- GIVEN INSTRUCTION
Data follows below. Repeat exactly the lines between the line holding "Generate a web" and the line holding "var limitText = '0,3", inclusive, and nothing more; drop pictures.

- THE RECORDS
####################

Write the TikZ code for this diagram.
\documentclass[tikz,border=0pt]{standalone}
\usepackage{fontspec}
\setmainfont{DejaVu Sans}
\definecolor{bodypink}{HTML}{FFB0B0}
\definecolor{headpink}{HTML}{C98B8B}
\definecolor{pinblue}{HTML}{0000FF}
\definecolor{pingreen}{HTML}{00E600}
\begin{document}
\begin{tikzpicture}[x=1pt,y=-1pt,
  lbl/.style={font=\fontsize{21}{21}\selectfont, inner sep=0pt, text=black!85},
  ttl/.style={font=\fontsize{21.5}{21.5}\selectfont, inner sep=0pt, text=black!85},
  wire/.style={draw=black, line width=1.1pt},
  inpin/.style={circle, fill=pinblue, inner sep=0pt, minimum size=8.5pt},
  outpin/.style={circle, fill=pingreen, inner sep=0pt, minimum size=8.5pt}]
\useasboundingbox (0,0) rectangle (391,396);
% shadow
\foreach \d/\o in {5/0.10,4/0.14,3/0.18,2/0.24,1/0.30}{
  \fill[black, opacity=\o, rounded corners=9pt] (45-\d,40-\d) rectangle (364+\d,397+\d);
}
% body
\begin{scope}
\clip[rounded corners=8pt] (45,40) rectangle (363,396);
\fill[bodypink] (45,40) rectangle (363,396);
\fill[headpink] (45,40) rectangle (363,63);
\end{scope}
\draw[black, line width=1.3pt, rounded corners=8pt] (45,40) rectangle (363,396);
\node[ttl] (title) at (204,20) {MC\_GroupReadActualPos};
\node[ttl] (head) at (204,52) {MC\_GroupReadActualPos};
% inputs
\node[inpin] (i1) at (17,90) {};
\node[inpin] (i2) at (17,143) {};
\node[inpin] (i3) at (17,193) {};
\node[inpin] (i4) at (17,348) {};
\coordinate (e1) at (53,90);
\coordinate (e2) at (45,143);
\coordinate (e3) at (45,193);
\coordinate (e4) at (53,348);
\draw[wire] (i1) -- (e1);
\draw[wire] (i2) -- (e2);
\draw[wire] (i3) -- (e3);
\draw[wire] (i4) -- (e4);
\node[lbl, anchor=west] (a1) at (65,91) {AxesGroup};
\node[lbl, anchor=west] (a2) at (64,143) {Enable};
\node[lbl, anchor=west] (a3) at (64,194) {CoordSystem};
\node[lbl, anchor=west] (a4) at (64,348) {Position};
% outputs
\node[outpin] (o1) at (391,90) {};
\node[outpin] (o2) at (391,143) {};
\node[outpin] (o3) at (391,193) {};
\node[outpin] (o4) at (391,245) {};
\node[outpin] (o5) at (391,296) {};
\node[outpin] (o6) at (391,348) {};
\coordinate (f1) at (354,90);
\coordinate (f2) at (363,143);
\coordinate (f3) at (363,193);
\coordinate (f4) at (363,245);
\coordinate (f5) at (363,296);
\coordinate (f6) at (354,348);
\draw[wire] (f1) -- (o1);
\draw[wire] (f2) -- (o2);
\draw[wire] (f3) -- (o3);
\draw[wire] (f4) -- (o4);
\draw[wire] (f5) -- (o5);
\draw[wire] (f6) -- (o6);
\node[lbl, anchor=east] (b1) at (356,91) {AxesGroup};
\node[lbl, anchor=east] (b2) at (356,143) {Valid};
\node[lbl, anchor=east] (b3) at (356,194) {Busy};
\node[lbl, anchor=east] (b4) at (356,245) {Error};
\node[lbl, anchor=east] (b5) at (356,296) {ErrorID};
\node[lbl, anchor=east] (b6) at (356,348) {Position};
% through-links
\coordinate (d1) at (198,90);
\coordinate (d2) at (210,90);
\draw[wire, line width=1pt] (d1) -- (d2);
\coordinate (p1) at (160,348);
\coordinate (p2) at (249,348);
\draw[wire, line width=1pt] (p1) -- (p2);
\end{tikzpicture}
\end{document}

####################

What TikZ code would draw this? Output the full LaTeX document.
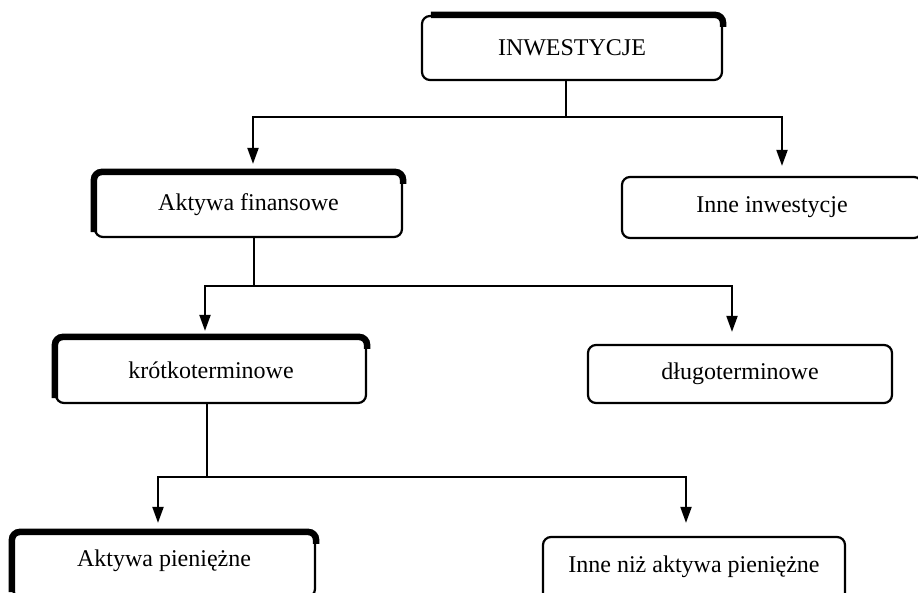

####################

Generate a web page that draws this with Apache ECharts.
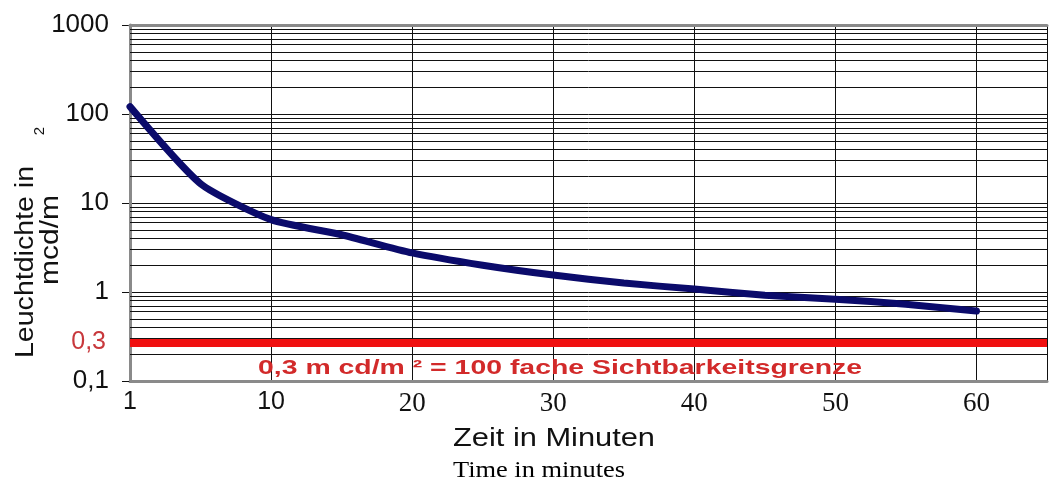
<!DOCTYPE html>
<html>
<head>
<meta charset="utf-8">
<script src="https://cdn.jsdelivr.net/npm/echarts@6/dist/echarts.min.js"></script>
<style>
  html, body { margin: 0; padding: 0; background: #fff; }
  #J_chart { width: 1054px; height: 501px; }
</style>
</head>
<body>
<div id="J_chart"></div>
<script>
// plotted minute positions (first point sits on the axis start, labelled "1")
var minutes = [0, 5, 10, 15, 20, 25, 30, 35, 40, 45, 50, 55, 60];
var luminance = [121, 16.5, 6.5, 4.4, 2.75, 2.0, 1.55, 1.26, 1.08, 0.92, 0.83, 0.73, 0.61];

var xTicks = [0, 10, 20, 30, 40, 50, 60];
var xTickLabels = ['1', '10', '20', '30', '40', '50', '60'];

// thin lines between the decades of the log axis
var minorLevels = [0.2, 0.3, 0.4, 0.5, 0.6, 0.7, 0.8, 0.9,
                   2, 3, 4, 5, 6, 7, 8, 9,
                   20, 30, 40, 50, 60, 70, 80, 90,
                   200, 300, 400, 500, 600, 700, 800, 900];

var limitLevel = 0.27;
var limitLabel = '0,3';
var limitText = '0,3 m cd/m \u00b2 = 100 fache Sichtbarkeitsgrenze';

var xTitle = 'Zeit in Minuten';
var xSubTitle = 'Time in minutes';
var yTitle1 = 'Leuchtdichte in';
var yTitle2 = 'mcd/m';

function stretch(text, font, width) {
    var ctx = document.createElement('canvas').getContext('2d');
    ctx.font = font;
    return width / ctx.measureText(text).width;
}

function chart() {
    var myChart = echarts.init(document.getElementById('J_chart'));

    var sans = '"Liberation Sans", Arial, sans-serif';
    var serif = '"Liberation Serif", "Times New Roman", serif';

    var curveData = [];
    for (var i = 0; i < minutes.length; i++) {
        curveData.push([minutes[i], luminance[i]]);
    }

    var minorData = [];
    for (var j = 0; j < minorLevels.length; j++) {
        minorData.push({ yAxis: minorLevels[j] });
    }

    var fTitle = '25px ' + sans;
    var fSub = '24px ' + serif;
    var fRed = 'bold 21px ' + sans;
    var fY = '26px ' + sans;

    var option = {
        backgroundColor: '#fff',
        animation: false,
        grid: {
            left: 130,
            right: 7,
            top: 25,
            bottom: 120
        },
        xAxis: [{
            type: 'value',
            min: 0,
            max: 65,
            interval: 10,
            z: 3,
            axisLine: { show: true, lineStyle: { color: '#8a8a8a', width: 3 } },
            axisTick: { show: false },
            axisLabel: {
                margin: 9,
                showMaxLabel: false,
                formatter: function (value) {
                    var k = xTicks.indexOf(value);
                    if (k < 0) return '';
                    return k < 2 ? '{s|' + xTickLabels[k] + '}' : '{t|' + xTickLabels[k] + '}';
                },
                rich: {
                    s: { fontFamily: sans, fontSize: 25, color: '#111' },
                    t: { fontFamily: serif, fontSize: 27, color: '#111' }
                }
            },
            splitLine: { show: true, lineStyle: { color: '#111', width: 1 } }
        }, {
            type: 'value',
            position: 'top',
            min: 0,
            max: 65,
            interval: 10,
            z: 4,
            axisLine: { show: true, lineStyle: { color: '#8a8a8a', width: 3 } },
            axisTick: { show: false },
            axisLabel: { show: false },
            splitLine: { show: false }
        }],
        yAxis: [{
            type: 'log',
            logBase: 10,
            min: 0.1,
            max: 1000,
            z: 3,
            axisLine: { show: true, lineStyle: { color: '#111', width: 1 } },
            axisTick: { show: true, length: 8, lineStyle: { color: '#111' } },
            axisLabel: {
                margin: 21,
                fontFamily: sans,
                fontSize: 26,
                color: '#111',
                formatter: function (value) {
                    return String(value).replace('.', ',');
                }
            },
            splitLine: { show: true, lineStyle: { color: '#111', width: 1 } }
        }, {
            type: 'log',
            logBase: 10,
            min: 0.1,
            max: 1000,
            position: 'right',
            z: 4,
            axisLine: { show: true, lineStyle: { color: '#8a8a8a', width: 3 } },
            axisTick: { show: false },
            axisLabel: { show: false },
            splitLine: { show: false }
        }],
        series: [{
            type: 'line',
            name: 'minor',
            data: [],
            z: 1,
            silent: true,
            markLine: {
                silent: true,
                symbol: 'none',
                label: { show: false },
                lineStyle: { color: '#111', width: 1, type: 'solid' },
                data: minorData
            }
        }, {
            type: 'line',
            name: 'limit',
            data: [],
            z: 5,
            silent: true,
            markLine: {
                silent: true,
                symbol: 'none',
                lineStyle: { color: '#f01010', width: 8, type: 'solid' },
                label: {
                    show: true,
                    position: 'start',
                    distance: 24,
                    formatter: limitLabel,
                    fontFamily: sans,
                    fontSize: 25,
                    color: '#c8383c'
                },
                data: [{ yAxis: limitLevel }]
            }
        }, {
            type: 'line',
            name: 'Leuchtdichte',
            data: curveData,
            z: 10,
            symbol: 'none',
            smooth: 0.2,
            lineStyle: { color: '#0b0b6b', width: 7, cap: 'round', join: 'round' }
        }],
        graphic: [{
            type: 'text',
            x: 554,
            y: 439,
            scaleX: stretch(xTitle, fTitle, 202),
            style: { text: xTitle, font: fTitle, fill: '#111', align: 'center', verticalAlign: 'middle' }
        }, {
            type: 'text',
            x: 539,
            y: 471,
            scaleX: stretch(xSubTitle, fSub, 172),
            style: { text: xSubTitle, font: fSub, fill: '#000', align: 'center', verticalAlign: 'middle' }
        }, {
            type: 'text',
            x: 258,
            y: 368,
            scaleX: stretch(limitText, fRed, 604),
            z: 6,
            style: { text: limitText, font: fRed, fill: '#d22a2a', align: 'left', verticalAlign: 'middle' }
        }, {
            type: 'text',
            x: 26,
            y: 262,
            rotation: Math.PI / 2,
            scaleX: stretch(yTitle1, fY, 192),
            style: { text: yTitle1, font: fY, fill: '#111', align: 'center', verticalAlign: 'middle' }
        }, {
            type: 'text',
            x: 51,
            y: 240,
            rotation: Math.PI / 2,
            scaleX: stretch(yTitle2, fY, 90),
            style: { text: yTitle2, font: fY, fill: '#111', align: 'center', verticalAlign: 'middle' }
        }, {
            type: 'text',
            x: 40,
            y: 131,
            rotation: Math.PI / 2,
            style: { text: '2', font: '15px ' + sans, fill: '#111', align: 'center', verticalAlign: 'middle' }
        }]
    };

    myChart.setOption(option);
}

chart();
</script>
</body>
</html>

####################

- RESPONSE TO THE EXERCISE
Generate a web page that draws this with Apache ECharts.
<!DOCTYPE html>
<html>
<head>
<meta charset="utf-8">
<script src="https://cdn.jsdelivr.net/npm/echarts@6/dist/echarts.min.js"></script>
<style>
  html, body { margin: 0; padding: 0; background: #fff; }
  #J_chart { width: 1054px; height: 501px; }
</style>
</head>
<body>
<div id="J_chart"></div>
<script>
// plotted minute positions (first point sits on the axis start, labelled "1")
var minutes = [0, 5, 10, 15, 20, 25, 30, 35, 40, 45, 50, 55, 60];
var luminance = [121, 16.5, 6.5, 4.4, 2.75, 2.0, 1.55, 1.26, 1.08, 0.92, 0.83, 0.73, 0.61];

var xTicks = [0, 10, 20, 30, 40, 50, 60];
var xTickLabels = ['1', '10', '20', '30', '40', '50', '60'];

// thin lines between the decades of the log axis
var minorLevels = [0.2, 0.3, 0.4, 0.5, 0.6, 0.7, 0.8, 0.9,
                   2, 3, 4, 5, 6, 7, 8, 9,
                   20, 30, 40, 50, 60, 70, 80, 90,
                   200, 300, 400, 500, 600, 700, 800, 900];

var limitLevel = 0.27;
var limitLabel = '0,3';
var limitText = '0,3 m cd/m \u00b2 = 100 fache Sichtbarkeitsgrenze';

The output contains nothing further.